As such, the male-dominated field of national politics, and in particular, the office of president, has presented a double-bind for Clinton throughout her political campaign: appear more feminine and potentially be perceived as weak, ineffective, or intellectually inferior, or adopt traits associated with male dominance and be depicted as shrill or harpy-like (Duerst-Lahti 2006, 22). In her analysis of Clinton’s 2008 presidential campaign, Kathryn Kish Sklar argues that Clinton upheld the “masculine mystique” of the presidency by emasculating her primary opponent, Barack Obama, and supporting a hardline approach to military force. Ultimately, however, this machismo approach distanced Clinton from potential female supporters (Sklar 2008, 321).

How then do we begin to interpret Clinton’s “Girl Power” playlist, a Technicolor celebration of feminine strength? First, we need to situate Hillary Clinton in the labyrinthine, multidimensional world of gender. Here, I invoke the wisdom of gender theorist (and self-proclaimed gender outlaw) Kate Bornstein. Bornstein uses the image of a many-sided pyramid to explain the infinite number of gendered identities that exist, with each side representing a trait that entails a certain level of power (or lack thereof). Atop the pyramid is “The Perfect Identity,” or the identity that confers the greatest amount of power upon the holder in a given society or situation. As Bornstein explains, “At the top we’d have the Perfect Gender and the Perfect Race, and the Perfect Class. So, the culturally-agreed upon standards of perfection just might all converge into one identity that’s got the bulk of the power in the world, and that identity relies on its granted perfection from each of the classifications that support it” (Bornstein 2013, 90).

In light of this relationship between power and identity, it is understandable that Clinton has tended towards the adoption of a “masculine mystique” in her bid for the presidency, considering that the presidency is arguably the closest position to a visible manifestation of the Perfect Identity within the American political sphere. Unfortunately for Clinton, her unconvincing performance of femininity coupled with her masculine rhetoric place her in a precarious position: the feared realm between the poles of the gender binary. As Bornstein later explains, this grey area of gender triggers fear in the masses as it represents the uncertainty of the unknown (132), hardly an enviable position for a politician vying for the most selective occupation in the country.
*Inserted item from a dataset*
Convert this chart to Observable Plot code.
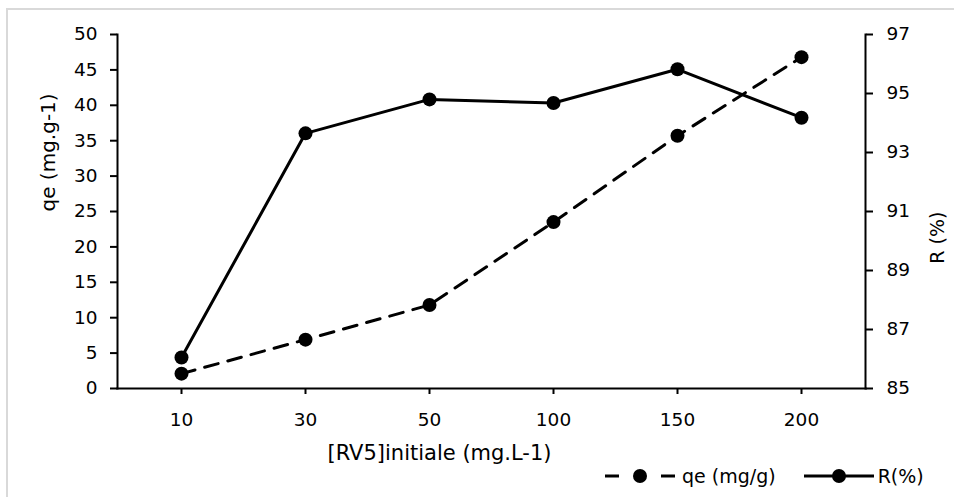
<!DOCTYPE html>
<html>
<head>
<meta charset="utf-8">
<script src="https://cdn.jsdelivr.net/npm/d3@7"></script>
<script src="https://cdn.jsdelivr.net/npm/@observablehq/plot@0.6"></script>
<style>
  body { margin: 0; background: #fff; font-family: "DejaVu Sans", sans-serif; }
  #wrap { position: relative; width: 954px; height: 497px; overflow: hidden; }
  #border { position: absolute; left: 6px; top: 8px; width: 960px; height: 500px; border: 2px solid #d9d9d9; box-sizing: border-box; }
  #legend { position: absolute; top: 464px; left: 604px; display: flex; align-items: center; font-size: 19px; color: #000; line-height: 24px; }
  #legend .item { display: flex; align-items: center; }
  #legend svg { display: block; }
</style>
</head>
<body>
<div id="wrap">
  <div id="border"></div>
  <div id="chart"></div>
  <div id="legend"></div>
</div>
<script>
const categories = ["10", "30", "50", "100", "150", "200"];
const qeValues = [2.1, 6.9, 11.8, 23.5, 35.7, 46.8];
const rValues = [86.05, 93.65, 94.8, 94.68, 95.82, 94.18];
const qeTicks = [0, 5, 10, 15, 20, 25, 30, 35, 40, 45, 50];
const rTicks = [85, 87, 89, 91, 93, 95, 97];
const rMin = 85, rMax = 97, qeMax = 50;

const toY = r => (r - rMin) * qeMax / (rMax - rMin);
const fromY = y => rMin + y * (rMax - rMin) / qeMax;

const data = categories.map((c, i) => ({ c, qe: qeValues[i], r: rValues[i], ry: toY(rValues[i]) }));

const font = "'DejaVu Sans', sans-serif";
const fs = 18.5;

const chart = Plot.plot({
  width: 954,
  height: 497,
  marginLeft: 117,
  marginRight: 89,
  marginTop: 34,
  marginBottom: 109,
  style: { fontFamily: font, fontSize: fs + "px", color: "#000", background: "transparent", overflow: "visible" },
  x: { type: "point", domain: categories, padding: 0.5 },
  y: { domain: [0, qeMax] },
  marks: [
    Plot.frame({ anchor: "left", stroke: "#000", strokeWidth: 2 }),
    Plot.frame({ anchor: "right", stroke: "#000", strokeWidth: 2 }),
    Plot.frame({ anchor: "bottom", stroke: "#000", strokeWidth: 2 }),
    Plot.axisX({ tickSize: 6, tickPadding: 18, strokeWidth: 2, label: null, fontSize: fs }),
    Plot.axisY({ ticks: qeTicks, tickSize: 7, tickPadding: 13, strokeWidth: 2, label: null, fontSize: fs }),
    Plot.axisY({ anchor: "right", ticks: rTicks.map(toY), tickFormat: d => String(Math.round(fromY(d))), tickSize: 7, tickPadding: 14, strokeWidth: 2, label: null, fontSize: fs }),
    Plot.text(["qe (mg.g-1)"], { frameAnchor: "left", dx: -69, rotate: -90, fontSize: 20, fill: "#000" }),
    Plot.text(["R (%)"], { frameAnchor: "right", dx: 72, rotate: -90, fontSize: 19, fill: "#000" }),
    Plot.text(["[RV5]initiale (mg.L-1)"], { frameAnchor: "bottom", dx: -52, dy: 71, fontSize: 21, fill: "#000" }),
    Plot.line(data, { x: "c", y: "qe", stroke: "#000", strokeWidth: 3, strokeDasharray: "14,10" }),
    Plot.dot(data, { x: "c", y: "qe", r: 7, fill: "#000", stroke: "none" }),
    Plot.line(data, { x: "c", y: "ry", stroke: "#000", strokeWidth: 3 }),
    Plot.dot(data, { x: "c", y: "ry", r: 7, fill: "#000", stroke: "none" })
  ]
});
document.getElementById("chart").appendChild(chart);

// legend
const legendItems = [
  { label: "qe (mg/g)", dash: "14,42,14" },
  { label: "R(%)", dash: null }
];
const legend = d3.select("#legend");
legendItems.forEach((it, i) => {
  const item = legend.append("div").attr("class", "item").style("margin-right", i === 0 ? "27px" : "0");
  const s = item.append("svg").attr("width", 72).attr("height", 24);
  const ln = s.append("line").attr("x1", 1).attr("x2", 71).attr("y1", 12).attr("y2", 12)
    .attr("stroke", "#000").attr("stroke-width", 3);
  if (it.dash) ln.attr("stroke-dasharray", it.dash);
  s.append("circle").attr("cx", 36).attr("cy", 12).attr("r", 7).attr("fill", "#000");
  item.append("span").text(it.label).style("margin-left", i === 0 ? "6px" : "3px");
});
</script>
</body>
</html>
Here is where Clinton’s “Girl Power” playlist can be seen as serving two interconnected functions: first, it legitimizes her identity as that of “a real woman” (Bornstein, 9). The songs on the playlist all feature female artists, either as soloists or as part of female-fronted acts. All fourteen songs on the playlist celebrate resilience, and the vast majority of the selections are high-energy power anthems that frame this topic in an explicitly female context. The few songs that are on the slower side (including Andra Day’s “Rise Up,” Martina McBride’s “This One’s for the Girls,” and Alicia Keys' “Superwoman”) maintain the inspirational theme while lowering the nearly frenetic energy of the rest of the mix.

Clinton’s team tactfully chose artists that would represent her well. Beyoncé's “Run the World (Girls)” appears first on the list, which is surely not a coincidence considering that “the face of contemporary feminism” (Loren 2011)—Queen Bey herself—was one of the first A-List celebrities to endorse Clinton’s 2016 bid (Schwarz 2015). A more traditional selection on the list, the Dixie Chicks’ “Ready to Run” initially seems out of place, but upon closer inspection, its dual functions become evident. The titular phrase “ready to run” gains a new meaning in the context of a political campaign. Furthermore, the Dixie Chicks have a history of rebelling against the conservative leanings of the country music world thanks to lead singer Natalie Maines’s highly publicized criticism of then-president George Bush’s stance on the War in Iraq in 2003 (Thompson 2015). Clinton also has a history with the song—during her 2008 campaign, she included “Ready to Run” on the ballot for her “Choose Our Campaign Song” contest, which was launched on YouTube. By selecting such diverse artists with remarkably similar messages, the implicit message of the playlist becomes clear: Clinton is, in effect, the messiah of empowered women everywhere, capable of rallying forces regardless of location, taste, or lifestyle.

This diversity within the musical selections illustrates the second function of the playlist: the lowering of Clinton’s class designation on the Identity pyramid. While it may seem counterintuitive for Clinton to seek the appearance of a lower class status, her high class status clearly plays a role in her “unrelatable” persona (Leibovich 2015). When viewed from the perspective of genre, one of the only uniting factors in the playlist is that all of the music is mass produced and mass marketed. Color lines are clearly crossed, as genres with strongly racialized connotations, such as R&B and country, appear side-by-side. The playlist is intentionally diverse, perhaps too diverse to be met with approval by most listeners beyond those with the most eclectic palates. It seems to exhibit the same sort of nonspecific positivity for which she was derided in the media (Kasperkevic 2015; Diaz 2015). Despite the sheer number of female identities presented, none seem like a suitable fit for Clinton herself. Rather, she seems conspicuously absent from a playlist touting her name. To view the extent of the role that gender plays in Clinton’s campaign entirely from the vantage point of this particular playlist would be both premature and shortsighted. There is certainly more probing to be done into Clinton’s other musical choices, media appearances, and relentless attempts at reshaping a firmly formed political persona. Nevertheless, this playlist indicates the extent to which Clinton and her campaign team are performing gendered acrobatics to court the female (and feminist) vote. In contrast to Whitney Houston’s bold croon on her playlist, Hillary Clinton is not every woman. And if she wishes to ward off any future Onion articles or SNL skits, perhaps it is time for her to stop trying to market herself as such.